There are two answers that I can think of. The boring one is that the Funes and Senuf conditions are pretty restrictive, so while one or the other may be explained away using an anthropic argument, both being satisfied together is statistically unlikely despite selection bias. The more interesting answer has to do with the limitations of our imagination when it comes to matters of consciousness and requires a slight digression first.

Recurrent epileptic seizures, caused by abnormal neural activity wreaking havoc through the brain, can be so incredibly disruptive to normal day-to-day functioning that those afflicted thus are actually willing to have pieces of their brain cut out so that the seizures may be contained within the region of origin.

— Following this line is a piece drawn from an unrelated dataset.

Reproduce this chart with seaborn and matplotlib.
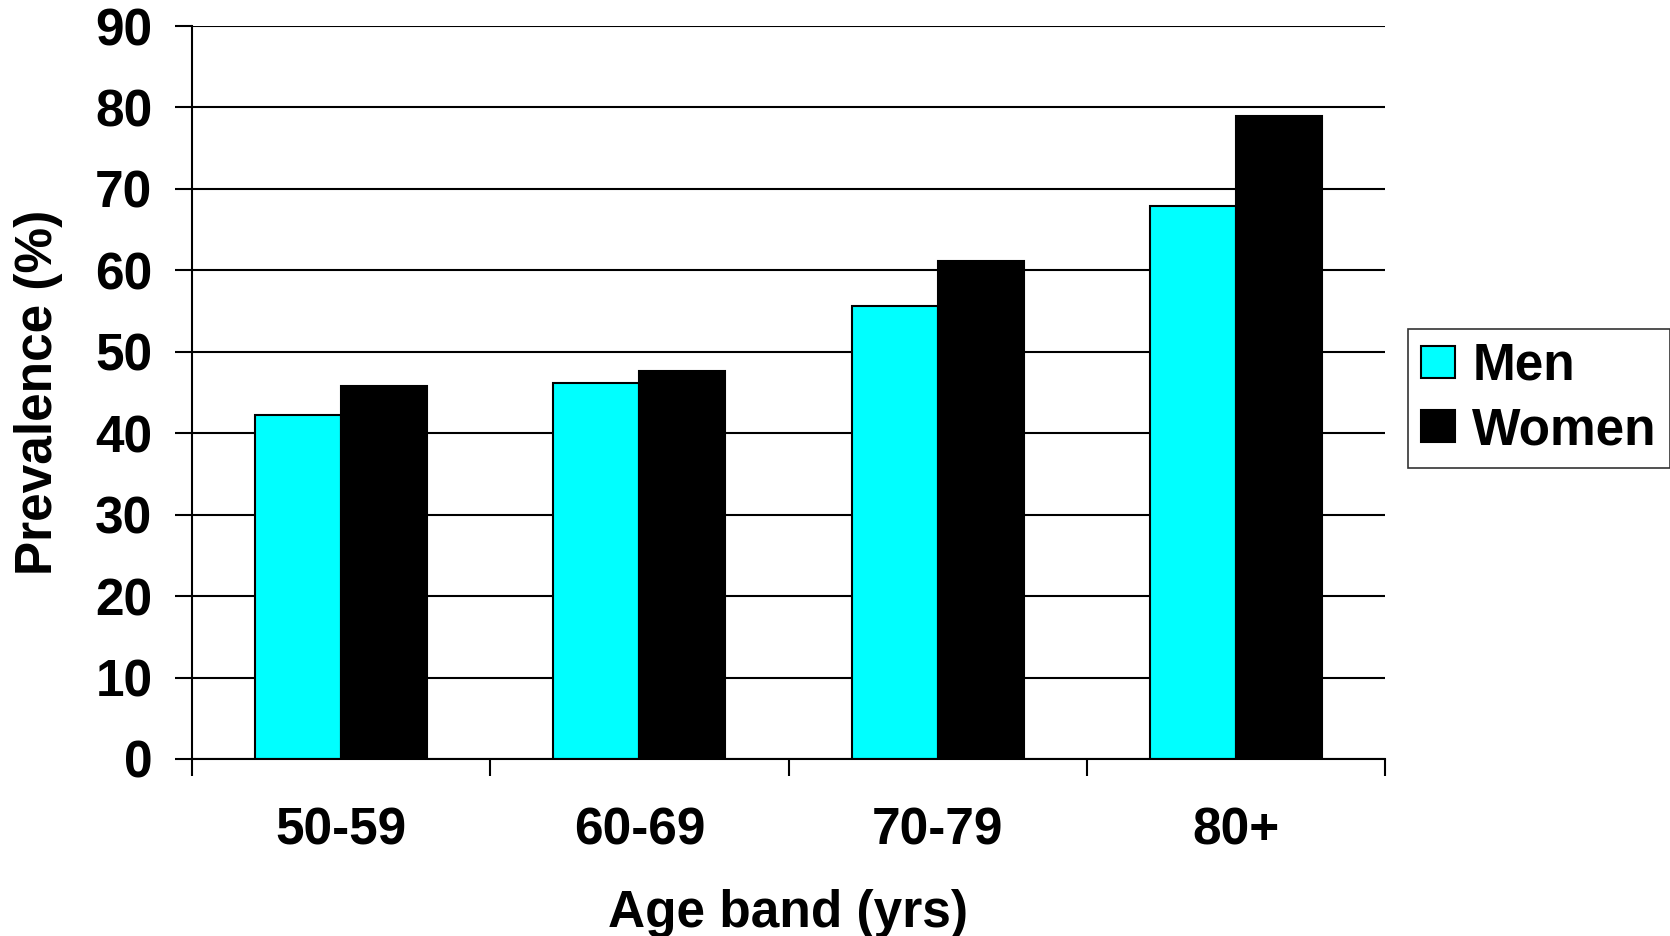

And indeed, as a last resort after pharmocological interventions have proved fruitless, doctors turn to corpus callosotomy, partial or complete removal of the corpus callosum, as a solution. The corpus callosum is a bundle of neural fibres that constitute the only connection between the two hemispheres of the brain. Its removal keeps seizures contained within a hemisphere but also inhibits communication between the two hemispheres. As a result, anyone undergoing this procedure is rendered split-brain.

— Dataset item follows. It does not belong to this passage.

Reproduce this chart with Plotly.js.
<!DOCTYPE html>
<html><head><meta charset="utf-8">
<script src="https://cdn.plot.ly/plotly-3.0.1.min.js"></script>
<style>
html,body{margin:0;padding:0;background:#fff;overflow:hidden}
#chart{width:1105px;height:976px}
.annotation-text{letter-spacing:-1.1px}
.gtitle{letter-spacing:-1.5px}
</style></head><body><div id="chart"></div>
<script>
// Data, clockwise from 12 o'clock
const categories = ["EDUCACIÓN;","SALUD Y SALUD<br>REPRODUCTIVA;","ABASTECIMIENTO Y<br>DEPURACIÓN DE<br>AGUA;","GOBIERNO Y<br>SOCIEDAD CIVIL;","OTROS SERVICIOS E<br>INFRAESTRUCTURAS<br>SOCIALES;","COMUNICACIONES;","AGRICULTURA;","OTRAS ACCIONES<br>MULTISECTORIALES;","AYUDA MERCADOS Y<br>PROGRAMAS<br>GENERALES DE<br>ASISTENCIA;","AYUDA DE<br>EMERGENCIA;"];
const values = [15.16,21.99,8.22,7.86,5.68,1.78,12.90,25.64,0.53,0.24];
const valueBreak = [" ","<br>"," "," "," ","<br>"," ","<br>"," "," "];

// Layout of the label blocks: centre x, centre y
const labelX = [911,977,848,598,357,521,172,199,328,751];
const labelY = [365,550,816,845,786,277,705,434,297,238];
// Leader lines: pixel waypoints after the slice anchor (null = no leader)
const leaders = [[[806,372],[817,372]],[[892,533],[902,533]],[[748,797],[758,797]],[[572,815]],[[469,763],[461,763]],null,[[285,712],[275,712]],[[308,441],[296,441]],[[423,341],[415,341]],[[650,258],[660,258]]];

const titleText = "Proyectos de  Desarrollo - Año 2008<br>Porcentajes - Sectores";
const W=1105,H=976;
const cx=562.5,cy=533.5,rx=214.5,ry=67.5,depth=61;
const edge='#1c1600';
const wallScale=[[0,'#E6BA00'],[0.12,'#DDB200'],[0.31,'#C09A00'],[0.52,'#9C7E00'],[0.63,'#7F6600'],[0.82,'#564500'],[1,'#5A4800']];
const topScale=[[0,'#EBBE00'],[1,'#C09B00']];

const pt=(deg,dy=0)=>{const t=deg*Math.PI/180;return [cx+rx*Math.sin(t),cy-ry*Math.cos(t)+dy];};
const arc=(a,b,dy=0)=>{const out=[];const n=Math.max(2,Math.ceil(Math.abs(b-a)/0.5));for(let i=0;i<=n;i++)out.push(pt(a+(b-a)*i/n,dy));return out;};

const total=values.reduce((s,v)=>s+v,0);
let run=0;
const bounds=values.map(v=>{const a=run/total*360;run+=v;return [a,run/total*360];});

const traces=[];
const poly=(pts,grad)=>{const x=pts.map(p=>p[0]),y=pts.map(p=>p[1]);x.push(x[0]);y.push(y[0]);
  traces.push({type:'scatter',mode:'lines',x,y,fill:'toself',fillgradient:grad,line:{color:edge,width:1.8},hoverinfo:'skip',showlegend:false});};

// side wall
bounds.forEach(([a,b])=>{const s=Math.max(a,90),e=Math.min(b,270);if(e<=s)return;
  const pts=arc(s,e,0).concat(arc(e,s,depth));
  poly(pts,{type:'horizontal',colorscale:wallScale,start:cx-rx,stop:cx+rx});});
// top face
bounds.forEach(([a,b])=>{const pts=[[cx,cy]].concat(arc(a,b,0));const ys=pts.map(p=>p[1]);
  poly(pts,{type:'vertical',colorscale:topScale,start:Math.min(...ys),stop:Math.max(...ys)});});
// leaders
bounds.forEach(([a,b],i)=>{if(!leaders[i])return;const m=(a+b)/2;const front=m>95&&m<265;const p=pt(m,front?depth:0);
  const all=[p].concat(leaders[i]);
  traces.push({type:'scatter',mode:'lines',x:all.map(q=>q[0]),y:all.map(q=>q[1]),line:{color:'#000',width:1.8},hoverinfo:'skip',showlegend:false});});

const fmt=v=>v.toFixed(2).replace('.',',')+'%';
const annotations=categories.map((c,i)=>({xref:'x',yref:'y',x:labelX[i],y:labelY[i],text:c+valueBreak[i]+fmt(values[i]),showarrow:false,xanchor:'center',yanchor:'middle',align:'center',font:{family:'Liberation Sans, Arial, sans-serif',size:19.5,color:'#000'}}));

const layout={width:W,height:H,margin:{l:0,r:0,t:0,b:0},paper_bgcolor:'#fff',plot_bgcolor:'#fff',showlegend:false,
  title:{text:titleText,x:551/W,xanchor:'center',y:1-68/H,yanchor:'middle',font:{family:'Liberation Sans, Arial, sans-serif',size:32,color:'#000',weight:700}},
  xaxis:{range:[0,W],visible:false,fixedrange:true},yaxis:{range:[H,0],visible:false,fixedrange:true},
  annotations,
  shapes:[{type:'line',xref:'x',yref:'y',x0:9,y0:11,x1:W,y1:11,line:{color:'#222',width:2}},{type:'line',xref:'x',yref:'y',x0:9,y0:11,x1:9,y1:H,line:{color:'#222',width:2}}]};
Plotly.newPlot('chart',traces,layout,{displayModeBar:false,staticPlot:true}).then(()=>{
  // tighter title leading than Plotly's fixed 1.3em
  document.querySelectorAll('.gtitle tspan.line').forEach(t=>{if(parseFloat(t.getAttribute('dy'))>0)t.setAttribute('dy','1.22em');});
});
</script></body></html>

Functional responsibilities aren’t distributed homogeneously across the two hemispheres. The right hemisphere controls the left side of the body and is dominant in tasks involving spatial reasoning among other things, while the left hemisphere controls the right side of the body and is dominant in tasks involving verbal reasoning among other things. So, if a split-brain subject were to be seated in front of a screen and the image of an object flashed on its left half so that only the right hemisphere had access to the visual stimulus, then the subject would be able to make an illustration of the object with their left hand but still (truthfully) say that they observed nothing. (This is an actual experiment, by the way.) Hence, it’s not only the brain that is split, but the very sense of self as well.

The neural activity underlying the divided subjective conscious experience is present in a person with an intact corpus callosum as well but as a result of the communication between the two hemispheres it permits, their brain is able to fashion these separate selves into a coherent whole. I won’t say that this means that the self is an illusion since it is exactly as real as everything else we experience, but we’ll have to admit that the brain does a hell lot of editing behind the scenes.

The trajectory of Funes mental processes in our brains may possibly intersect that of a Senuf mental process which may even be acorporeal as far as we can tell, but our brain would simply work overtime to keep the usual show running. So I guess what I am trying to say is that you might be sharing your brain with a Benjamin Button at this very moment and yet have absolutely no inkling of it whatsoever.

Thanks to Sushrut Thorat, Sankeerth Rao and Avradeep Bhowmik for help with resources, and to Ronak M. Soni for discussion. This acknowledgment however does not necessarily mean that Ronak agrees with everything above.